As per the current understanding of SOM formation, litter inputs are
decomposed into simpler compounds that can be physically protected from
microbial decomposers by occlusion in soil aggregates or sorption to
mineral surfaces (Lehmann & Kleber, 2015). As such, SOM is often
delineated into three main pools: undecomposed or partially-decomposed
particulate organic matter (here, light POM), aggregate-occluded SOM
(here, heavy POM), and mineral associated organic matter (MAOM)
(Lavallee et al., 2020). Light POM accumulation depends upon the balance
between litter inputs to soil and litter decomposition, and can
accumulate with no apparent upper limit but is also vulnerable to
factors like warming that enhance decomposition rates (Benbi et al.,
2014; Cotrufo et al., 2019). Heavy POM is operationally separated from
light POM by density fractionation and is linked with stable soil
aggregates (Lavallee et al., 2020). Accumulation in this pool may
saturate and is vulnerable to factors like soil disturbance and land use
change (Bronick & Lal, 2005). MAOM is generally considered to be the
most stable or protected form of SOM (Cotrufo et al., 2013; Liang et
al., 2017). However, MAOM saturates such that accumulation may only be
feasible in ecosystems with a current deficit, like degraded
agricultural soils (Stockmann et al., 2015). To optimize soil C
sequestration in managed ecosystems, understanding what drives the
transfer of new litter inputs between these SOM pools is important for
enhancing our predictive understanding of how much soil C can accumulate
and how persistent this soil C may be in a changing climate.

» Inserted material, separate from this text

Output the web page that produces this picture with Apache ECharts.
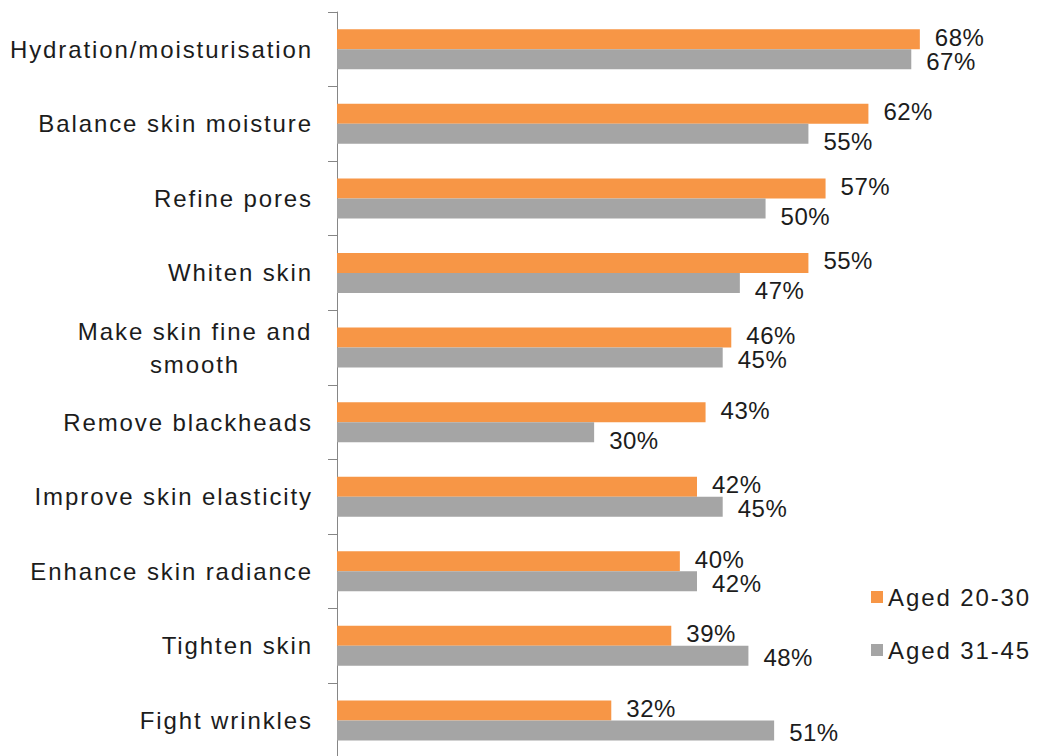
<!DOCTYPE html>
<html>
<head>
<meta charset="utf-8">
<script src="https://cdn.jsdelivr.net/npm/echarts@6/dist/echarts.min.js"></script>
<style>
  html, body { margin: 0; padding: 0; background: #ffffff; }
  #chart { width: 1039px; height: 756px; }
</style>
</head>
<body>
<div id="chart"></div>
<script>
// Skincare benefits sought, by age group (% of respondents)
const categories = [
  'Hydration/moisturisation',
  'Balance skin moisture',
  'Refine pores',
  'Whiten skin',
  'Make skin fine and\nsmooth',
  'Remove blackheads',
  'Improve skin elasticity',
  'Enhance skin radiance',
  'Tighten skin',
  'Fight wrinkles'
];
const seriesNames = ['Aged 20-30', 'Aged 31-45'];
const aged20to30 = [68, 62, 57, 55, 46, 43, 42, 40, 39, 32];
const aged31to45 = [67, 55, 50, 47, 45, 30, 45, 42, 48, 51];

const FONT = "'Liberation Sans', Arial, Helvetica, sans-serif";
const TEXT = '#1c1c1c';
const AXIS = '#868686';

const chart = echarts.init(document.getElementById('chart'), null, { renderer: 'svg' });

function valueLabel(dy) {
  return {
    show: true,
    position: 'right',
    distance: 15,
    offset: [0, dy],
    formatter: '{c}%',
    fontFamily: FONT,
    fontSize: 24,
    lineHeight: 19,
    color: TEXT
  };
}

chart.setOption({
  animation: false,
  backgroundColor: '#ffffff',
  textStyle: { fontFamily: FONT },
  grid: {
    left: 337,
    top: 12,
    width: 685.7,
    height: 745.7,
    containLabel: false,
    outerBoundsMode: 'none'
  },
  legend: {
    data: seriesNames,
    orient: 'vertical',
    left: 871,
    top: 585,
    padding: 0,
    icon: 'rect',
    itemWidth: 12,
    itemHeight: 12,
    itemGap: 29,
    textStyle: { fontFamily: FONT, fontSize: 24, color: TEXT, lineHeight: 24 }
  },
  xAxis: {
    type: 'value',
    min: 0,
    max: 80,
    show: false,
    splitLine: { show: false }
  },
  yAxis: {
    type: 'category',
    inverse: true,
    data: categories,
    axisLine: { show: true, lineStyle: { color: AXIS, width: 1 } },
    axisTick: { show: true, length: 9, lineStyle: { color: AXIS, width: 1 } },
    axisLabel: {
      margin: 24,
      fontFamily: FONT,
      fontSize: 24,
      color: TEXT,
      interval: 0,
      formatter: function (v) {
        if (v.indexOf('\n') < 0) return v;
        return v.split('\n').map(function (s) { return '{c|' + s + '}'; }).join('\n');
      },
      rich: {
        c: { fontFamily: FONT, fontSize: 24, color: TEXT, width: 236, align: 'center', lineHeight: 33 }
      }
    },
    splitLine: { show: false }
  },
  series: [
    {
      name: seriesNames[0],
      type: 'bar',
      barWidth: 20,
      barGap: '0%',
      itemStyle: { color: '#F79646' },
      label: valueLabel(-2),
      data: aged20to30
    },
    {
      name: seriesNames[1],
      type: 'bar',
      barWidth: 20,
      barGap: '0%',
      itemStyle: { color: '#A5A5A5' },
      label: valueLabel(2),
      // labels drop a little further when the younger group's bar is clearly longer
      data: aged31to45.map(function (v, i) {
        return { value: v, label: { offset: [0, aged20to30[i] - v >= 5 ? 8 : 2] } };
      })
    }
  ]
});

// Category and legend text is set with wider tracking than the value labels
function applyTracking() {
  const nodes = document.querySelectorAll('#chart text');
  nodes.forEach(function (t) {
    const s = t.textContent || '';
    t.style.letterSpacing = s.indexOf('%') >= 0 ? '0.5px' : '1.9px';
  });
}
applyTracking();
chart.on('finished', applyTracking);
</script>
</body>
</html>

Living roots and their associated fungi alter the formation and
stabilization of SOM by sending C-rich exudates to the rhizosphere to
enhance decomposition and acquire N (Bais et al., 2006; Grayston et al.,
1997). However, a high degree of uncertainty remains in whether this
leads to net gains or losses in soil C. In Figure 1, we diagram
potential hypotheses for how roots could stabilize or destabilize SOM in
the light POM, heavy POM, and MAOM pools through distinct mechanisms.
First, root stimulation of microbial decomposition to mineralize soil N
can lead to a loss of unprotected light POM through the rhizosphere
priming effect (Cheng et al., 2014). However, there is also evidence
that roots and symbiotic fungi can outcompete saprotrophic microbes for
resources like water and nutrients leading to the suppression of
decomposition (Fernandez & Kennedy, 2016). Second, as litter inputs are
transferred into more protected heavy POM, root ingrowth has the
potential to alter this stabilization by both invading aggregates and
increasing the formation rate of new aggregates (Six et al., 2000).

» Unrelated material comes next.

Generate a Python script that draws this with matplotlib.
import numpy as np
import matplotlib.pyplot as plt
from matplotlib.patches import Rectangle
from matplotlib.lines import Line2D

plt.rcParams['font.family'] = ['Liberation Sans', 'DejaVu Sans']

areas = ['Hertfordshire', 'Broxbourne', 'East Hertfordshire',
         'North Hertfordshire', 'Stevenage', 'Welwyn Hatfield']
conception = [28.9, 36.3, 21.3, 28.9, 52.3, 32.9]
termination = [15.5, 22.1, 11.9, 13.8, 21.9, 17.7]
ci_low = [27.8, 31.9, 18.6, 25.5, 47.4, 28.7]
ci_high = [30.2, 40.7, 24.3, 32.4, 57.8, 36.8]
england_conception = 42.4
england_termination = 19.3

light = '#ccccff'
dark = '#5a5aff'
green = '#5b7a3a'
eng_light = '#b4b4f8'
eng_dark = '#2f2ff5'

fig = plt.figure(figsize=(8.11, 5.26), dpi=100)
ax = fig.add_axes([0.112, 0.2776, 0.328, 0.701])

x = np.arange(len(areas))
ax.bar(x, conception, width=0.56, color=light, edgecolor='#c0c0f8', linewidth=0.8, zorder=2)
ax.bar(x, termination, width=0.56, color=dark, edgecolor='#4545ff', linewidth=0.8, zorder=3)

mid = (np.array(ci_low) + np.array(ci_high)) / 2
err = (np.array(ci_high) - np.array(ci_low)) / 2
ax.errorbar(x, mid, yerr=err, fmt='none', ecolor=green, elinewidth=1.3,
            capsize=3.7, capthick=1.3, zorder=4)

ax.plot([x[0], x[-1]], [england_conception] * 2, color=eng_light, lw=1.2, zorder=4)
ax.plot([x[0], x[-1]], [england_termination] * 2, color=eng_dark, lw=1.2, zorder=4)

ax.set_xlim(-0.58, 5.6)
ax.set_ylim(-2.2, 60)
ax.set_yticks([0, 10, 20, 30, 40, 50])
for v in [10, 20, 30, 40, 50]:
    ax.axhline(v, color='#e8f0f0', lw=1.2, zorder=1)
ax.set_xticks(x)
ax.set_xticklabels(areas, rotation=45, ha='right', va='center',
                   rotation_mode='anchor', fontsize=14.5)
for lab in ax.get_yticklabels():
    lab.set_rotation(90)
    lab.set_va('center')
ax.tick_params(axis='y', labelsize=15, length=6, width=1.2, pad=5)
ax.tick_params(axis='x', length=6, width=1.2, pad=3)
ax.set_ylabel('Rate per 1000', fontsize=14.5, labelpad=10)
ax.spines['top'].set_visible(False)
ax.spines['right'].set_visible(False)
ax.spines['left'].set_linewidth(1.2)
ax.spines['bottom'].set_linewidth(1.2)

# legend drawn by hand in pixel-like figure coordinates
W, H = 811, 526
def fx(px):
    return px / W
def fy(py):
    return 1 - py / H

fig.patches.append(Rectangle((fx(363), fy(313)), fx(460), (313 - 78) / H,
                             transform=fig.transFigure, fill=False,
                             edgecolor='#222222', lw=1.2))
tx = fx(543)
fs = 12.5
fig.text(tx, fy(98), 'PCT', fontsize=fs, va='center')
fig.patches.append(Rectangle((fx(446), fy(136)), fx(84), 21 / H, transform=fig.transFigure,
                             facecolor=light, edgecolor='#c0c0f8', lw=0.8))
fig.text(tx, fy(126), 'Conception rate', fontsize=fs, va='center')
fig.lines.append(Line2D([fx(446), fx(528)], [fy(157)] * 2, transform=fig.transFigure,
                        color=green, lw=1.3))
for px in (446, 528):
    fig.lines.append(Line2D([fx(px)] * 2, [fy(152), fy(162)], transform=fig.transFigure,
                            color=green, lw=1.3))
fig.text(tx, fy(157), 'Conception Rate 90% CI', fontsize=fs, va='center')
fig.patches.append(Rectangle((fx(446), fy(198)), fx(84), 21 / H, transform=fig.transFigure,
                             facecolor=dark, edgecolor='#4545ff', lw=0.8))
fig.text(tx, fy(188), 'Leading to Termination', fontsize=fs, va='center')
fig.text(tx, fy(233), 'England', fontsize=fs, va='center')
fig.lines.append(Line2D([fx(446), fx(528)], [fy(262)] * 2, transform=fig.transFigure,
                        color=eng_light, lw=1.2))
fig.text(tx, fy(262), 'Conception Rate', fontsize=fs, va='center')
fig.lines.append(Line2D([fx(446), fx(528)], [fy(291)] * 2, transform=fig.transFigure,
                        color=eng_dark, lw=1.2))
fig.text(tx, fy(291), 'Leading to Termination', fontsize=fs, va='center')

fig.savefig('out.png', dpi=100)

Finally, roots can enhance stable MAOM formation by increasing the
efficiency of microbial litter decomposition, resulting in greater
microbial biomass production and the formation of microbial necromass.
This necromass can associate with mineral surfaces and is the main
precursor to MAOM in grassland ecosystems (Angst et al., 2021; Liang et
al., 2017). However, roots may also destabilize new, litter-derived MAOM
as recent evidence suggests that roots can actively mine MAOM for
nutrients (Jilling et al., 2021) and that root exudate compounds can
displace MAOM from soil minerals (Keiluweit et al., 2015). As such,
predicting whether roots will drive a net gain or loss of soil C is
hindered by uncertainty in how roots impact SOM stabilization in these
different pools.